━━ DATA EXTRACT ━━
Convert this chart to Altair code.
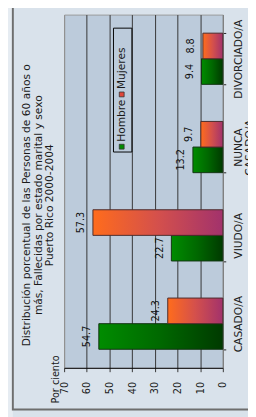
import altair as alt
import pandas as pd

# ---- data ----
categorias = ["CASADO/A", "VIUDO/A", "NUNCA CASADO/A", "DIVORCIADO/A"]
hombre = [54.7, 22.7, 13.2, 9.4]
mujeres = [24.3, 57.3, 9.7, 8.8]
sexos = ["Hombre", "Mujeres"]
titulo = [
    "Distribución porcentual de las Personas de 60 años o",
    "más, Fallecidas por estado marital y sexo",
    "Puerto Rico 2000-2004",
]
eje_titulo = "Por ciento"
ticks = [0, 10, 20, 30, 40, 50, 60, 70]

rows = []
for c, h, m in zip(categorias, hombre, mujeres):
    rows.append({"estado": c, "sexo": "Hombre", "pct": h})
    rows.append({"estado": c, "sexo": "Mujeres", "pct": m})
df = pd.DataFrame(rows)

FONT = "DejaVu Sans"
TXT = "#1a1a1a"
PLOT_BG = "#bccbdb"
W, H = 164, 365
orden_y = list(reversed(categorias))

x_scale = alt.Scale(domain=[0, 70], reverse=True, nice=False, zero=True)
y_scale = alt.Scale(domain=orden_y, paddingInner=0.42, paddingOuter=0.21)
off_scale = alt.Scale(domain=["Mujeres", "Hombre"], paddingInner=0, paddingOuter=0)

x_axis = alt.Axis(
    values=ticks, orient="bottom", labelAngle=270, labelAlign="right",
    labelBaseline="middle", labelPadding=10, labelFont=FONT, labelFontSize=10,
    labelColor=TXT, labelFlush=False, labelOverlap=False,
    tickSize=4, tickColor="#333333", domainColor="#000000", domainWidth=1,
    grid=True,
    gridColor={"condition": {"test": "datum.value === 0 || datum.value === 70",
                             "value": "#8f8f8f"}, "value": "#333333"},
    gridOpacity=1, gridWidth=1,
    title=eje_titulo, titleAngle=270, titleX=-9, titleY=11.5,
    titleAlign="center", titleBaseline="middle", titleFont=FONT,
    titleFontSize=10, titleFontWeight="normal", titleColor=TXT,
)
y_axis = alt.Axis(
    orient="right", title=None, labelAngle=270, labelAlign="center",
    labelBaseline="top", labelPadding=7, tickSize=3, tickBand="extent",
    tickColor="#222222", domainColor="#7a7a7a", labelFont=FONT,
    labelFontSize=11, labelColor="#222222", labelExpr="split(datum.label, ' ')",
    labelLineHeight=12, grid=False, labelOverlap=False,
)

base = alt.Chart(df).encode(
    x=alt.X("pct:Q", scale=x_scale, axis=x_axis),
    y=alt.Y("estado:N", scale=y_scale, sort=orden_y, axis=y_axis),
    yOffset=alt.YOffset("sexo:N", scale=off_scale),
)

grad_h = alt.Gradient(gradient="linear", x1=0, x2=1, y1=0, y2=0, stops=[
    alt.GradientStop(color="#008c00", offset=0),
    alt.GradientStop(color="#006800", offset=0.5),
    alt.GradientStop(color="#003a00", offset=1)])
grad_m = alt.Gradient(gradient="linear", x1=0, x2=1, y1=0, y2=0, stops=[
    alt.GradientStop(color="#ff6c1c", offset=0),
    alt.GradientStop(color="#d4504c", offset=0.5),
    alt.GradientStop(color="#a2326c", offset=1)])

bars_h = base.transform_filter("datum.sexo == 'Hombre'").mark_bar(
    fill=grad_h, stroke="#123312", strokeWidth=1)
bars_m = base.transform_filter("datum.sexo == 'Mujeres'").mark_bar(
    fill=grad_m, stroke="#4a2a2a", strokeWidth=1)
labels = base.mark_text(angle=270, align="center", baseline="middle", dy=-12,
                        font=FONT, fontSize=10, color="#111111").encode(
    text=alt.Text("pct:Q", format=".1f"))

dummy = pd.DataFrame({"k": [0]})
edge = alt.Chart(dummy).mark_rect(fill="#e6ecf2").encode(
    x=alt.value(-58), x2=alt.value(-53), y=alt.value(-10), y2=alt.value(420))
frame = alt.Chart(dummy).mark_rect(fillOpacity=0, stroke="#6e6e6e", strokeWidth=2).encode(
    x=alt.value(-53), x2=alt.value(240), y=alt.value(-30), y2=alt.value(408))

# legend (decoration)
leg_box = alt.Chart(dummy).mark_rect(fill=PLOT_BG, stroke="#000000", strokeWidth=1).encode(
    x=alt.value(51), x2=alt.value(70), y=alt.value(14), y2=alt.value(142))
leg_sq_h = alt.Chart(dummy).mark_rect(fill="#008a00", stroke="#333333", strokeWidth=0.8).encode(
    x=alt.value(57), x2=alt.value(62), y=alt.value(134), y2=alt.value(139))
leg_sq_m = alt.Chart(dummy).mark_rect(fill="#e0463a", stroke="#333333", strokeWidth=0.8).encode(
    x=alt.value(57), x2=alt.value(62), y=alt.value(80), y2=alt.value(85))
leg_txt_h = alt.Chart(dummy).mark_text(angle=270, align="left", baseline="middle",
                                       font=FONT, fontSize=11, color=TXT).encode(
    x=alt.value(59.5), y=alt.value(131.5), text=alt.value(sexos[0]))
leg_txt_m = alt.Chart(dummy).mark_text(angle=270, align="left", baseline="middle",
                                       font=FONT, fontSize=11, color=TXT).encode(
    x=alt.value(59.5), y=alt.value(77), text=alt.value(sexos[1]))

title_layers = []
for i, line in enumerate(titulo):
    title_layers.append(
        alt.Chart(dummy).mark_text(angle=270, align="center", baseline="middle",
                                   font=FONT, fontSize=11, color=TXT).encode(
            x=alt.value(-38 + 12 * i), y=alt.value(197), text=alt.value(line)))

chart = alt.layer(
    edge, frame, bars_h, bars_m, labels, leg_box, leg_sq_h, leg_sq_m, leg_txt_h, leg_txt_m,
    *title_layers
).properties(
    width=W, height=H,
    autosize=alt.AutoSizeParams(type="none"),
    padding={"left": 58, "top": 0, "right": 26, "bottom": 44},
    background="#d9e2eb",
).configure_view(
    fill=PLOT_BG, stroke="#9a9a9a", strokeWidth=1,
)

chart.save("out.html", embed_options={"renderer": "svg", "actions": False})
━━━
--- WHAT YOU HAVE TO DO ---
Write out the material above once more, exactly as it reads, with no pictures.

--- SOLUTION TO THE PROBLEM ---
Convert this chart to Altair code.
import altair as alt
import pandas as pd

# ---- data ----
categorias = ["CASADO/A", "VIUDO/A", "NUNCA CASADO/A", "DIVORCIADO/A"]
hombre = [54.7, 22.7, 13.2, 9.4]
mujeres = [24.3, 57.3, 9.7, 8.8]
sexos = ["Hombre", "Mujeres"]
titulo = [
    "Distribución porcentual de las Personas de 60 años o",
    "más, Fallecidas por estado marital y sexo",
    "Puerto Rico 2000-2004",
]
eje_titulo = "Por ciento"
ticks = [0, 10, 20, 30, 40, 50, 60, 70]

rows = []
for c, h, m in zip(categorias, hombre, mujeres):
    rows.append({"estado": c, "sexo": "Hombre", "pct": h})
    rows.append({"estado": c, "sexo": "Mujeres", "pct": m})
df = pd.DataFrame(rows)

FONT = "DejaVu Sans"
TXT = "#1a1a1a"
PLOT_BG = "#bccbdb"
W, H = 164, 365
orden_y = list(reversed(categorias))

x_scale = alt.Scale(domain=[0, 70], reverse=True, nice=False, zero=True)
y_scale = alt.Scale(domain=orden_y, paddingInner=0.42, paddingOuter=0.21)
off_scale = alt.Scale(domain=["Mujeres", "Hombre"], paddingInner=0, paddingOuter=0)

x_axis = alt.Axis(
    values=ticks, orient="bottom", labelAngle=270, labelAlign="right",
    labelBaseline="middle", labelPadding=10, labelFont=FONT, labelFontSize=10,
    labelColor=TXT, labelFlush=False, labelOverlap=False,
    tickSize=4, tickColor="#333333", domainColor="#000000", domainWidth=1,
    grid=True,
    gridColor={"condition": {"test": "datum.value === 0 || datum.value === 70",
                             "value": "#8f8f8f"}, "value": "#333333"},
    gridOpacity=1, gridWidth=1,
    title=eje_titulo, titleAngle=270, titleX=-9, titleY=11.5,
    titleAlign="center", titleBaseline="middle", titleFont=FONT,
    titleFontSize=10, titleFontWeight="normal", titleColor=TXT,
)
y_axis = alt.Axis(
    orient="right", title=None, labelAngle=270, labelAlign="center",
    labelBaseline="top", labelPadding=7, tickSize=3, tickBand="extent",
    tickColor="#222222", domainColor="#7a7a7a", labelFont=FONT,
    labelFontSize=11, labelColor="#222222", labelExpr="split(datum.label, ' ')",
    labelLineHeight=12, grid=False, labelOverlap=False,
)

base = alt.Chart(df).encode(
    x=alt.X("pct:Q", scale=x_scale, axis=x_axis),
    y=alt.Y("estado:N", scale=y_scale, sort=orden_y, axis=y_axis),
    yOffset=alt.YOffset("sexo:N", scale=off_scale),
)

grad_h = alt.Gradient(gradient="linear", x1=0, x2=1, y1=0, y2=0, stops=[
    alt.GradientStop(color="#008c00", offset=0),
    alt.GradientStop(color="#006800", offset=0.5),
    alt.GradientStop(color="#003a00", offset=1)])
grad_m = alt.Gradient(gradient="linear", x1=0, x2=1, y1=0, y2=0, stops=[
    alt.GradientStop(color="#ff6c1c", offset=0),
    alt.GradientStop(color="#d4504c", offset=0.5),
    alt.GradientStop(color="#a2326c", offset=1)])

bars_h = base.transform_filter("datum.sexo == 'Hombre'").mark_bar(
    fill=grad_h, stroke="#123312", strokeWidth=1)
bars_m = base.transform_filter("datum.sexo == 'Mujeres'").mark_bar(
    fill=grad_m, stroke="#4a2a2a", strokeWidth=1)
labels = base.mark_text(angle=270, align="center", baseline="middle", dy=-12,
                        font=FONT, fontSize=10, color="#111111").encode(
    text=alt.Text("pct:Q", format=".1f"))

dummy = pd.DataFrame({"k": [0]})
edge = alt.Chart(dummy).mark_rect(fill="#e6ecf2").encode(
    x=alt.value(-58), x2=alt.value(-53), y=alt.value(-10), y2=alt.value(420))
frame = alt.Chart(dummy).mark_rect(fillOpacity=0, stroke="#6e6e6e", strokeWidth=2).encode(
    x=alt.value(-53), x2=alt.value(240), y=alt.value(-30), y2=alt.value(408))

# legend (decoration)
leg_box = alt.Chart(dummy).mark_rect(fill=PLOT_BG, stroke="#000000", strokeWidth=1).encode(
    x=alt.value(51), x2=alt.value(70), y=alt.value(14), y2=alt.value(142))
leg_sq_h = alt.Chart(dummy).mark_rect(fill="#008a00", stroke="#333333", strokeWidth=0.8).encode(
    x=alt.value(57), x2=alt.value(62), y=alt.value(134), y2=alt.value(139))
leg_sq_m = alt.Chart(dummy).mark_rect(fill="#e0463a", stroke="#333333", strokeWidth=0.8).encode(
    x=alt.value(57), x2=alt.value(62), y=alt.value(80), y2=alt.value(85))
leg_txt_h = alt.Chart(dummy).mark_text(angle=270, align="left", baseline="middle",
                                       font=FONT, fontSize=11, color=TXT).encode(
    x=alt.value(59.5), y=alt.value(131.5), text=alt.value(sexos[0]))
leg_txt_m = alt.Chart(dummy).mark_text(angle=270, align="left", baseline="middle",
                                       font=FONT, fontSize=11, color=TXT).encode(
    x=alt.value(59.5), y=alt.value(77), text=alt.value(sexos[1]))

title_layers = []
for i, line in enumerate(titulo):
    title_layers.append(
        alt.Chart(dummy).mark_text(angle=270, align="center", baseline="middle",
                                   font=FONT, fontSize=11, color=TXT).encode(
            x=alt.value(-38 + 12 * i), y=alt.value(197), text=alt.value(line)))

chart = alt.layer(
    edge, frame, bars_h, bars_m, labels, leg_box, leg_sq_h, leg_sq_m, leg_txt_h, leg_txt_m,
    *title_layers
).properties(
    width=W, height=H,
    autosize=alt.AutoSizeParams(type="none"),
    padding={"left": 58, "top": 0, "right": 26, "bottom": 44},
    background="#d9e2eb",
).configure_view(
    fill=PLOT_BG, stroke="#9a9a9a", strokeWidth=1,
)

chart.save("out.html", embed_options={"renderer": "svg", "actions": False})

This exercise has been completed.